Over the past thirty years, Virginia Stroud has established herself as a leading contemporary Native American artist and has compiled an impressive record in the process. Stroud attributes a major influence in her career to the early encouragement of the late Dr. Richard West of Oklahoma, who schooled her in the history of ledger art and termed her gift for color combinations as innate, resembling that of Picasso. When Stroud entered college, her initial goal was to major in education so that she could teach art in either primary or secondary schools. Instead, due to the guidance of Dr. West, Stroud chose the life of a freelance working artist.

Continuing in the earliest traditional painting style, she does not paint the facial features of the characters in her paintings. Individual identities pass into the background. Characters are recognized by their clothing and their identities are established by their roles in the community. This is especially true of the Native American women whose roles as caretaker, nurturer, gatherer and spiritual instructor remained the same handed down from one generation of daughters to the next. Identity is established by what is familiar to a culture, and the viewer is asked to both recognize the differences and to overlook those differences, thereby enriching the spiritual world by minimizing the distance between themselves and the art.
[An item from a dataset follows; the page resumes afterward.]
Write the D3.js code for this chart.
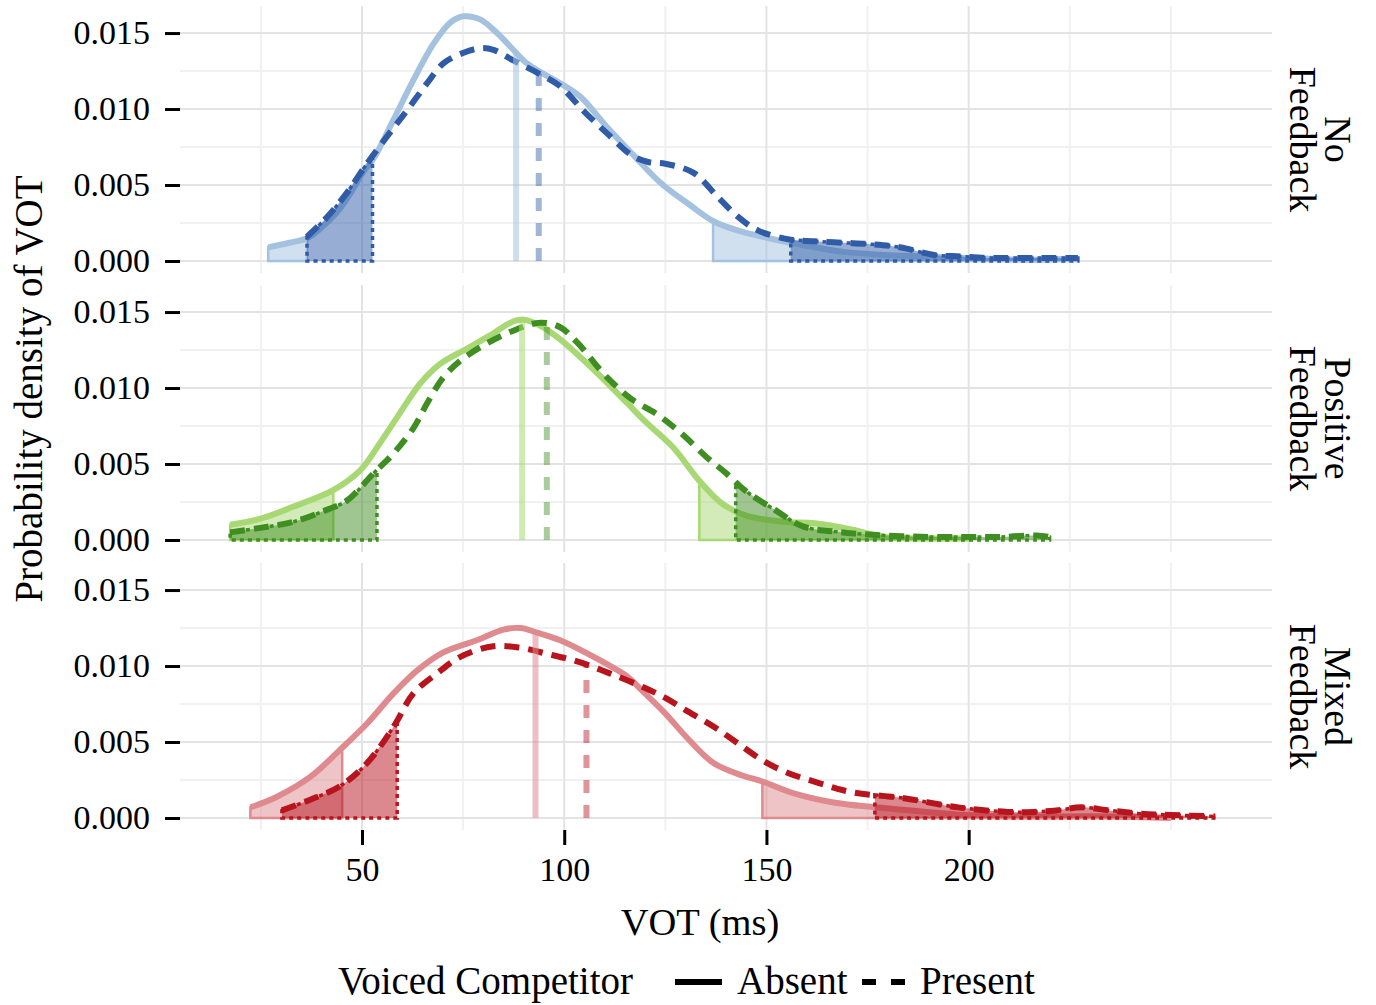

Ledger art is traditionally a male American Indian pictographic art form, and historically, it has been characterized as such by researchers. The earliest Indian paintings were pictographs, picked into cave walls. When the settlers arrived, paintings were done on hides, flour sacks and covered wagon cloth. In the nineteenth century, paintings were done on the blank pages in ledger books. The ledger books were used by traders to maintain an accounting record of their trading activities. The artwork told a story in pictures because there was no written language to record an historically important event.

Chronologically, ledger painting stylistic development belongs to the Proto-Modern era of the Native American Fine Arts Movement. Only recently, have researchers of ledger art recognized Virginia Stroud as the native American woman artist who, as a Second Generation Modernist and a member of the so-called "New Indian Art Movement", revitalized a traditionally male form of artistic expression with her pictographic images. The influences on Stroud's stylistic achievements can be traced to her Kiowa upbringing in Oklahoma, which is the major geographic center of the Southern Plains school, combined with her attendance at Bacone College under the direction and influence of Dr. Richard West.

Stroud has experienced a transitional phase in her stylistic development which progressed from the traditional earthy pictorial images to a more brilliant color schema that focuses on the roles of women and children in Native American culture. Stroud's contemporary work displays a bold sense of color, combining the elements of the prior generations of Modernists yet retains its traditional style. During this later stage of Stroud's development, she has produced works that are associated with Cherokee traditions which may be attributed to her Cherokee ancestry. She has experimented with themes that are purely Southwestern, a phenomena indicative of her residency in the southwest during the transition to the Contemporary stage of the Native American Fine Arts Movement.

Stroud wrote and illustrated her first children’s picture book, Doesn't Fall Off His Horse, (Dial). It was recognized as NCSS-CBC Notable Children's Trade Book in the Field of Social Studies, International Reading Association (IRA) and Children’s Book Council (CBC) Children's Choice, and received the IRA Distinguished Book Award. Other children’s picture books written and illustrated by Stroud include: A Walk to the Great Mystery,(Dial) and The Path of Quiet Elk: A Native American Alphabet Book, (Dial).These books were influenced by the tribal history, legends and tales which she heard as a child from her Kiowa, Grandpa Steve and other family members. Stroud illustrated The Story of the Milky Way, (Dial) written by Joseph Bruchac and Gayle Ross.

Stroud spent 1999 as a candidate for Principal Chief of the Cherokee Nation and in 2003, a large collection of Stroud's artwork was included in the Smithsonian's archives of living artists and the Fred Jones, Jr. Museum of Art at the University of Oklahoma.